The objection to the adoption of this plan at a census of the United States is found in the expense of requiring the canvasser to go twice throughout his district-once to leave the schedules, and again to take them up. In cities and manufacturing towns this plan might even be found to expedite the enumerator's work, saving more time on the definitive visits, by giving him his schedules already, in a large proportion of cases, filled, than would be occupied by the preliminary visits in leaving the schedules. In flourishing agricultural settlements the adoption of this plan would doubtless considerably increase the labor of enumeration, the only compensation therefor being found in the improved character of the returns. In sparsely settled districts, however, where the time of the enumerator would in any case be largely spent in passing from house to house, the requirement of a double visit would nearly, though never quite, double the labor of taking the census, for which, of course, the government must pay. It was the consideration of such districts as those last indicated which furnished the main argument against “prior schedules" in the session of 1869–70. The true solu. tion of the problem still seems to me to be that which was suggested in the Report of the Superintendent of the Census in 1871, (vol. on Population and Social Statistics, p. xxvii,) viz, by using the prior schedule" as an auxiliary of the enumerator, but not requiring its legal service, and authorizing the Census Office to dispense with this agency, even in this modified form, wherever the conditions of occupation and settlement shall seem to require it.

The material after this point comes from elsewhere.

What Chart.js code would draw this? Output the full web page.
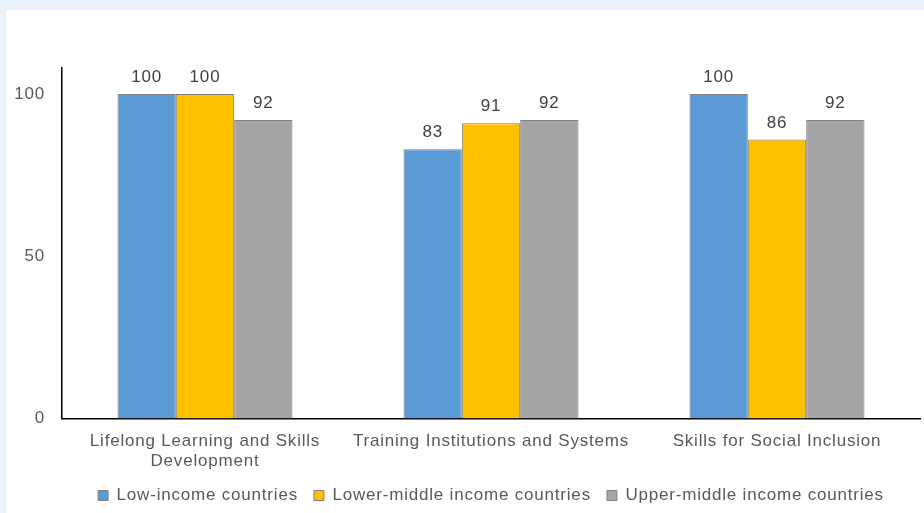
<!DOCTYPE html>
<html>
<head>
<meta charset="utf-8">
<script src="https://cdn.jsdelivr.net/npm/chart.js@4"></script>
<style>
  html, body { margin: 0; padding: 0; background: #EAF3FB; }
  #panel { position: absolute; left: 6px; top: 10px; width: 918px; height: 503px; background: #fff; overflow: hidden; }
  #panel canvas { display: block; }
</style>
</head>
<body>
<div id="panel"><canvas id="skillsChart" width="918" height="504"></canvas></div>
<script>
const categories = [
    ['Lifelong Learning and Skills', 'Development'],
    'Training Institutions and Systems',
    'Skills for Social Inclusion'
];
const seriesNames = ['Low-income countries', 'Lower-middle income countries', 'Upper-middle income countries'];
const lowIncome = [100, 83, 100];
const lowerMiddle = [100, 91, 86];
const upperMiddle = [92, 92, 92];
const yTicks = [0, 50, 100];
const colors = ['#5B9BD5', '#FFC000', '#A5A5A5'];

const fontFamily = 'Arial, "Liberation Sans", sans-serif';
const spacing = '0.8px';

// the reference text is a little wider spaced than canvas default
const letterSpacing = {
    id: 'letterSpacing',
    beforeLayout(chart) { chart.ctx.letterSpacing = spacing; },
    beforeDraw(chart) { chart.ctx.letterSpacing = spacing; }
};

// draw value labels above each bar
const barLabels = {
    id: 'barLabels',
    afterDatasetsDraw(chart) {
        const ctx = chart.ctx;
        ctx.save();
        ctx.font = '17px ' + fontFamily;
        ctx.fillStyle = '#404040';
        ctx.textAlign = 'center';
        ctx.textBaseline = 'bottom';
        chart.data.datasets.forEach((ds, i) => {
            chart.getDatasetMeta(i).data.forEach((bar, j) => {
                ctx.fillText(ds.data[j], bar.x, bar.y - 8);
            });
        });
        ctx.restore();
    }
};

const ctx = document.getElementById('skillsChart').getContext('2d');
new Chart(ctx, {
    type: 'bar',
    data: {
        labels: categories,
        datasets: [lowIncome, lowerMiddle, upperMiddle].map((vals, i) => ({
            label: seriesNames[i],
            data: vals,
            backgroundColor: colors[i],
            borderColor: '#808080',
            borderWidth: 1,
            categoryPercentage: 0.612,
            barPercentage: 1
        }))
    },
    options: {
        responsive: false,
        animation: false,
        layout: { padding: { top: 58, right: 4, left: 0, bottom: 0 } },
        scales: {
            x: {
                grid: { display: false, drawTicks: false },
                border: { color: '#000', width: 1.5 },
                ticks: { color: '#595959', font: { size: 17, family: fontFamily, lineHeight: 1.22 }, padding: 12, maxRotation: 0 },
                afterFit(axis) { axis.height -= 13; }
            },
            y: {
                min: 0,
                max: 108,
                afterBuildTicks(axis) { axis.ticks = yTicks.map(v => ({ value: v })); },
                afterFit(axis) { axis.width = 56; },
                grid: { display: false, drawTicks: false },
                border: { color: '#000', width: 1.5 },
                ticks: { color: '#595959', font: { size: 17, family: fontFamily }, padding: 17 }
            }
        },
        plugins: {
            legend: {
                position: 'bottom',
                fullSize: false,
                labels: {
                    color: '#595959',
                    font: { size: 17, family: fontFamily },
                    boxWidth: 10,
                    boxHeight: 10,
                    padding: 16
                }
            },
            tooltip: { enabled: false }
        }
    },
    plugins: [letterSpacing, barLabels]
});
</script>
</body>
</html>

By distributing schedules in advance, through personal visitation in towns and cities, and through the mail in the case of families living at a distance from settlements, four out of five, or even nine out of ten, families could be served in this way, without any appreciable addition to the expense.
It would seem that the substantial advantage should be secured without carrying the scheme out to a theoretical completeness. Where schedules should not have been duly received or properly attended to, the assistant marshal would be no worse off with respect to the enumeration of families than before; and even in many of these cases, heads of families might casually become acquainted with the character of the inqui. ries by seeing the schedules in the houses of their neighbors, and be better prepared in consequence to answer promptly and correctly.
In the foregoing paragraphs I have traced the general outlines of a scheme of enumeration which, without aiming at the perfection of statistical result which is obtained in European censuses, would accomplish the objects of the act of 1850, with not only a great improvement as to accuracy, but a decided saving in cost* to the government. Very respectfully, your obedient servant,
FRANCIS A. WALKER,
Superintendent of Census. Hon. C. SCHURZ,
Secretary of the Interior, * The cost of the 7th census (1850) was $1,329,000. The cost of the 8th census (1860) was $1,922,000, an increase of 44 per cent. The cost of the 9th census (1870) was $3,336,000; but of this, $685,000 was additional compensation," paid under the resolution of June 9, 1870, and the acts of March 3, and April 20, 1871. These several acts were passed by Congress in view of the great advance in the prices of articles of subsistence between 1860 and 1870. Deducting this amount, the cost of the 9th census showed an advance over that of 1860 of 38 per cent.